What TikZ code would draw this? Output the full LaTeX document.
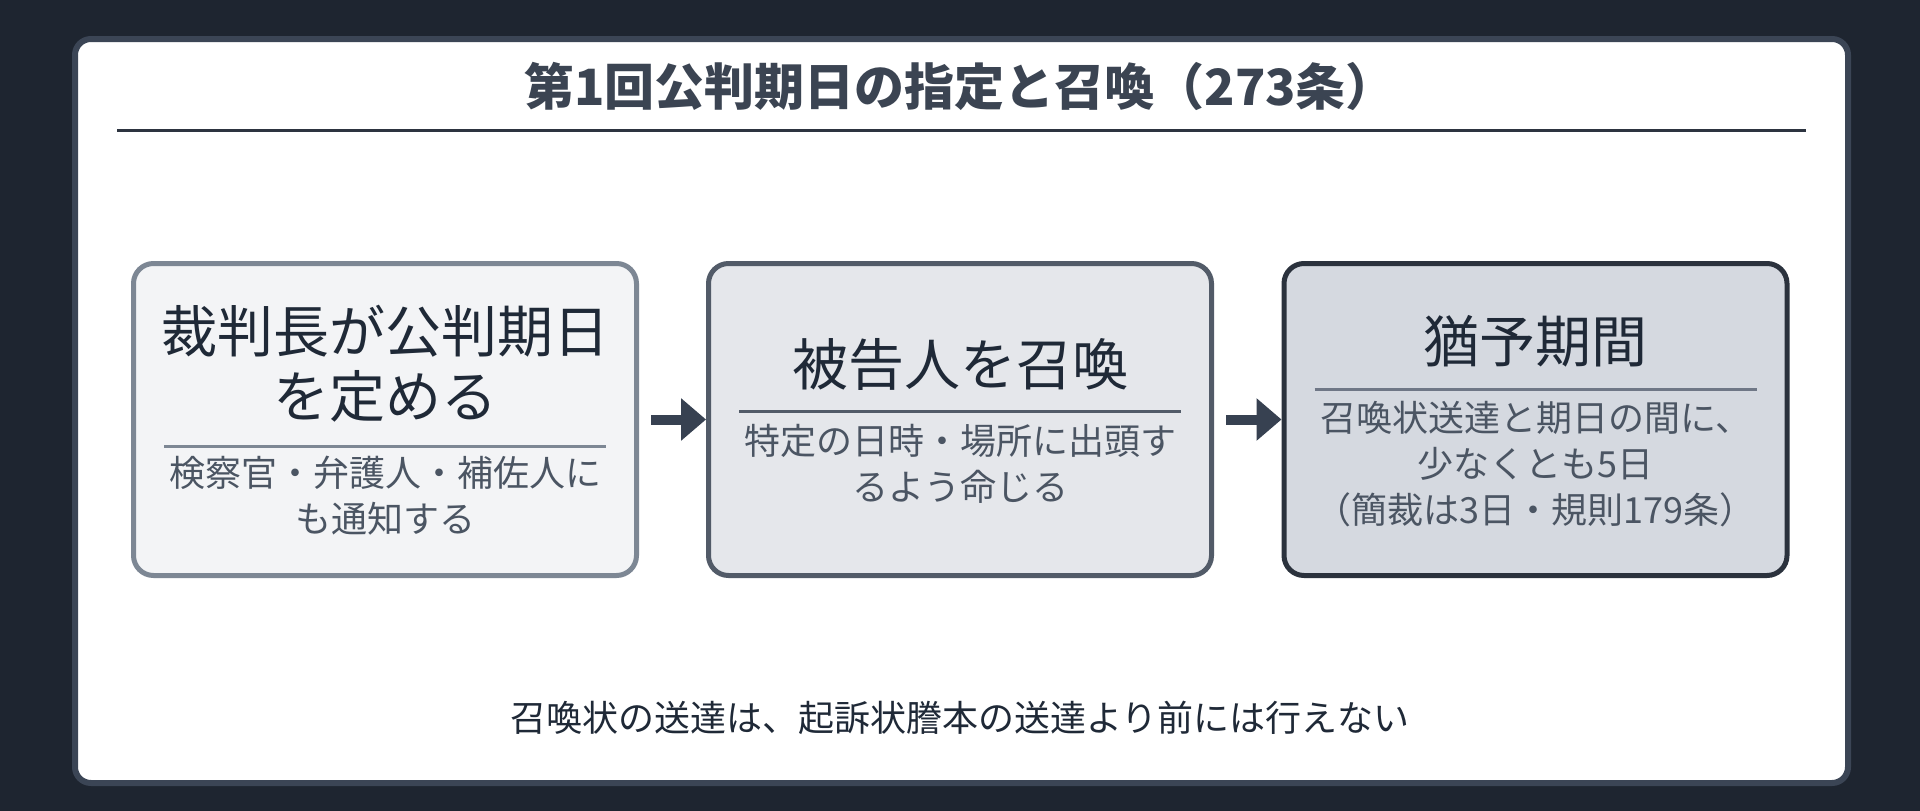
\documentclass[tikz,border=0pt]{standalone}
\usepackage{fontspec}
\setmainfont{Noto Sans CJK JP}
\usetikzlibrary{arrows.meta}
\definecolor{bgc}{HTML}{1E2530}
\definecolor{panelborder}{HTML}{3B4555}
\definecolor{titlec}{HTML}{3B4452}
\definecolor{rulec}{HTML}{2D3440}
\definecolor{headc}{HTML}{1F2937}
\definecolor{subc}{HTML}{4B5563}
\definecolor{fillA}{HTML}{F3F4F6}
\definecolor{drawA}{HTML}{7D8794}
\definecolor{fillB}{HTML}{E5E7EB}
\definecolor{drawB}{HTML}{525B68}
\definecolor{fillC}{HTML}{D5D9E0}
\definecolor{drawC}{HTML}{2B323D}
\definecolor{sepC}{HTML}{6F7786}
\definecolor{arrowc}{HTML}{374151}
\tikzset{
  stagebox/.style={rectangle, rounded corners=20pt, line width=5pt, minimum width=503pt, minimum height=312pt, inner sep=0pt},
  headtext/.style={inner sep=0pt, align=center, text=headc, font=\fontsize{56pt}{65pt}\selectfont},
  subtext/.style={inner sep=0pt, align=center, text=subc, font=\fontsize{36pt}{46pt}\selectfont},
  seprule/.style={line width=3pt},
  flowarrow/.style={draw=arrowc, line width=10pt, -{Triangle[length=25pt,width=41pt]}, arrowc},
}
\begin{document}
\begin{tikzpicture}[x=1pt,y=-1pt]
\useasboundingbox (0,0) rectangle (1920,811);
\fill[bgc] (0,0) rectangle (1920,811);
% panel
\draw[panelborder, line width=6pt, fill=white, rounded corners=16pt] (75,39) rectangle (1848,783);
% title
\node[inner sep=0pt, text=titlec, font=\fontsize{50pt}{58pt}\selectfont\bfseries] (title) at (960,86) {第1回公判期日の指定と召喚（273条）};
\coordinate (ruleL) at (117,130);
\coordinate (ruleR) at (1806,130);
\draw[rulec, line width=3pt] (ruleL) -- (ruleR);
% boxes
\node[stagebox, draw=drawA, fill=fillA] (b1) at (385,419.5) {};
\node[stagebox, draw=drawB, fill=fillB] (b2) at (960,419.5) {};
\node[stagebox, draw=drawC, fill=fillC] (b3) at (1535.5,419.5) {};
% box 1 content
\node[headtext] (h1) at (385,363.5) {裁判長が公判期日\\を定める};
\coordinate (s1L) at (164,446);
\coordinate (s1R) at (606,446);
\draw[seprule, drawA] (s1L) -- (s1R);
\node[subtext] (t1) at (385,496) {検察官・弁護人・補佐人に\\も通知する};
% box 2 content
\node[headtext] (h2) at (960,364) {被告人を召喚};
\coordinate (s2L) at (739,411);
\coordinate (s2R) at (1181,411);
\draw[seprule, drawB] (s2L) -- (s2R);
\node[subtext] (t2) at (960,463.5) {特定の日時・場所に出頭す\\るよう命じる};
% box 3 content
\node[headtext] (h3) at (1535.5,341) {猶予期間};
\coordinate (s3L) at (1314.5,389);
\coordinate (s3R) at (1756.5,389);
\draw[seprule, sepC] (s3L) -- (s3R);
\node[subtext] (t3) at (1535.5,464) {召喚状送達と期日の間に、\\少なくとも5日\\（簡裁は3日・規則179条）};
% arrows
\draw[flowarrow] ([xshift=12pt]b1.east) -- (b2.west);
\draw[flowarrow] ([xshift=12pt]b2.east) -- (b3.west);
% note
\node[inner sep=0pt, text=headc, font=\fontsize{36pt}{46pt}\selectfont] (note) at (960,718) {召喚状の送達は、起訴状謄本の送達より前には行えない};
\end{tikzpicture}
\end{document}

------

→ What you will do:
Repeat all of the data above word for word, minus the pictures.

→ Solution to the problem:
What TikZ code would draw this? Output the full LaTeX document.
\documentclass[tikz,border=0pt]{standalone}
\usepackage{fontspec}
\setmainfont{Noto Sans CJK JP}
\usetikzlibrary{arrows.meta}
\definecolor{bgc}{HTML}{1E2530}
\definecolor{panelborder}{HTML}{3B4555}
\definecolor{titlec}{HTML}{3B4452}
\definecolor{rulec}{HTML}{2D3440}
\definecolor{headc}{HTML}{1F2937}
\definecolor{subc}{HTML}{4B5563}
\definecolor{fillA}{HTML}{F3F4F6}
\definecolor{drawA}{HTML}{7D8794}
\definecolor{fillB}{HTML}{E5E7EB}
\definecolor{drawB}{HTML}{525B68}
\definecolor{fillC}{HTML}{D5D9E0}
\definecolor{drawC}{HTML}{2B323D}
\definecolor{sepC}{HTML}{6F7786}
\definecolor{arrowc}{HTML}{374151}
\tikzset{
  stagebox/.style={rectangle, rounded corners=20pt, line width=5pt, minimum width=503pt, minimum height=312pt, inner sep=0pt},
  headtext/.style={inner sep=0pt, align=center, text=headc, font=\fontsize{56pt}{65pt}\selectfont},
  subtext/.style={inner sep=0pt, align=center, text=subc, font=\fontsize{36pt}{46pt}\selectfont},
  seprule/.style={line width=3pt},
  flowarrow/.style={draw=arrowc, line width=10pt, -{Triangle[length=25pt,width=41pt]}, arrowc},
}
\begin{document}
\begin{tikzpicture}[x=1pt,y=-1pt]
\useasboundingbox (0,0) rectangle (1920,811);
\fill[bgc] (0,0) rectangle (1920,811);
% panel
\draw[panelborder, line width=6pt, fill=white, rounded corners=16pt] (75,39) rectangle (1848,783);
% title
\node[inner sep=0pt, text=titlec, font=\fontsize{50pt}{58pt}\selectfont\bfseries] (title) at (960,86) {第1回公判期日の指定と召喚（273条）};
\coordinate (ruleL) at (117,130);
\coordinate (ruleR) at (1806,130);
\draw[rulec, line width=3pt] (ruleL) -- (ruleR);
% boxes
\node[stagebox, draw=drawA, fill=fillA] (b1) at (385,419.5) {};
\node[stagebox, draw=drawB, fill=fillB] (b2) at (960,419.5) {};
\node[stagebox, draw=drawC, fill=fillC] (b3) at (1535.5,419.5) {};
% box 1 content
\node[headtext] (h1) at (385,363.5) {裁判長が公判期日\\を定める};
\coordinate (s1L) at (164,446);
\coordinate (s1R) at (606,446);
\draw[seprule, drawA] (s1L) -- (s1R);
\node[subtext] (t1) at (385,496) {検察官・弁護人・補佐人に\\も通知する};
% box 2 content
\node[headtext] (h2) at (960,364) {被告人を召喚};
\coordinate (s2L) at (739,411);
\coordinate (s2R) at (1181,411);
\draw[seprule, drawB] (s2L) -- (s2R);
\node[subtext] (t2) at (960,463.5) {特定の日時・場所に出頭す\\るよう命じる};
% box 3 content
\node[headtext] (h3) at (1535.5,341) {猶予期間};
\coordinate (s3L) at (1314.5,389);
\coordinate (s3R) at (1756.5,389);
\draw[seprule, sepC] (s3L) -- (s3R);
\node[subtext] (t3) at (1535.5,464) {召喚状送達と期日の間に、\\少なくとも5日\\（簡裁は3日・規則179条）};
% arrows
\draw[flowarrow] ([xshift=12pt]b1.east) -- (b2.west);
\draw[flowarrow] ([xshift=12pt]b2.east) -- (b3.west);
% note
\node[inner sep=0pt, text=headc, font=\fontsize{36pt}{46pt}\selectfont] (note) at (960,718) {召喚状の送達は、起訴状謄本の送達より前には行えない};
\end{tikzpicture}
\end{document}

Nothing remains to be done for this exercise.